Viviamo in un posto bellissimo - 28 ottobre 2023, 07:30

Viviamo in un posto bellissimo pieno di dubbi su dove mangiare

Puntata dedicata al mondo di trattorie e osterie, luci di umanità che non hanno resistito, scomparse da anni ad Asti, sopravvissute con fatica nell’Astigiano

Rosalba Faussone, fotografata da Giulio Morra e intervistata nel numero in edicola di Astigiani

Rosalba Faussone, fotografata da Giulio Morra e intervistata nel numero in edicola di Astigiani

In settimana è arrivata nelle librerie la trentaquattresima edizione della guida simbolo di Slow Food Editore: Osterie d’Italia. Viaggio nella ristorazione italiana più autentica, raccontata dopo visite e recensioni di oltre 230 collaboratori in 1752 locali: osterie, agriturismo e enoteche con cucina. 311 sono stati premiati con la Chiocciola per i valori di ambiente, cucina e accoglienza. Ventisei sono piemontesi, pochine sul totale, concentrate in gran parte nel Cuneese; due nell’Astigiano: il Madonna della Neve di Cessole, regno indiscusso del plin al tovagliolo, e il Del Belbo da Bardon a San Marzano Oliveto. Due, solo due. Due per carenza di locali da recensire e non per la qualità dei recensiti, nonostante in un non così lontano passato si sprecassero anche dalle nostre parti. 

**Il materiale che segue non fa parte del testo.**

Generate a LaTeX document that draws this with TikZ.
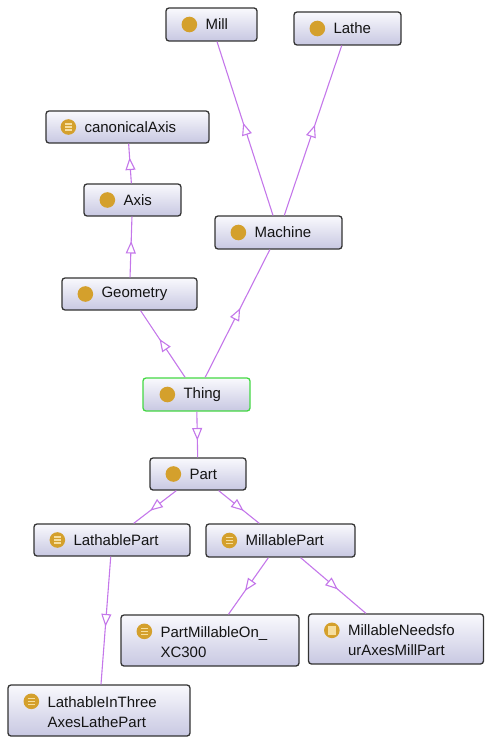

Per capire come sia successo mi viene da citare le parole di Arrigo Cipriani, uomo che ha contribuito a un pezzo importante di storia dell’ospitalità italiana, proprietario del mitico Harry’s Bar di Venezia. Parole riportate in una intervista su Repubblica a fine estate 2020, dando vita all’ennesima discussione su cosa rappresenti di più l’Italia gastronomica.  Ristorante stellato o trattoria? “...si sono rincorse troppe mode che arrivavano da altre parti, ma erano mode, non era storia, non era cultura.”. Un lungo discorso di Cipriani che, secondo me, ha apice nel suo affermare che la trattoria è libertà, che le persone in trattoria si sentono più a loro agio, non obbligate a nulla, men che meno a sottoporsi a menù degustazione, men che meno a sottoporsi ad esperienze sensoriali più teatrali che mangerecce. 

Pensare che fino a qualche decennio fa ci fossero, nella sola Asti, una sessantina di osterie e trattorie, non può che stimolare rammarico. Luci di umanità che non hanno resistito. Evidenze di una città e di un territorio più poveri e più che logica motivazione di grande nostalgia. Nostalgia che mi ha toccato in un bel articolo nel numero ora in edicola di Astigiani, trimestrale di storia e storie che ogni volta prendo in mano aspiro e respiro, avido e stupito dal non vederlo in mano a qualunque astigiano, in qualunque casa, attività commerciale o sala d’attesa di Asti e dintorni. Articolo di valore, altamente in tema, trattato con parole evidentemente sentite, emozionate e aretoriche. Articolo carico di nostalgia per Rosalba Faussone e per la sua Trattoria del mercato e rammarico di bei valori diventati ricordi. Ricordi delle tante osterie e trattorie di cui era punteggiata Asti, con quella di Rosalba tra le ultime chiuse, nel 2000 quando fu demolito il basso fabbricato che la ospitava in piazza del Palio. Un pezzo di storia e di sana umanità dove si mangiavano trippa, merluzzo, fritto misto e agnolotti, dove Rosalba serviva i suoi piatti a scrittori come Luis Sepùlveda, che la citò in un suo racconto, con lo stesso sorriso concesso a chiunque. Rammarico nell’essere arrivato nei dintorni di Asti solo nel 2003.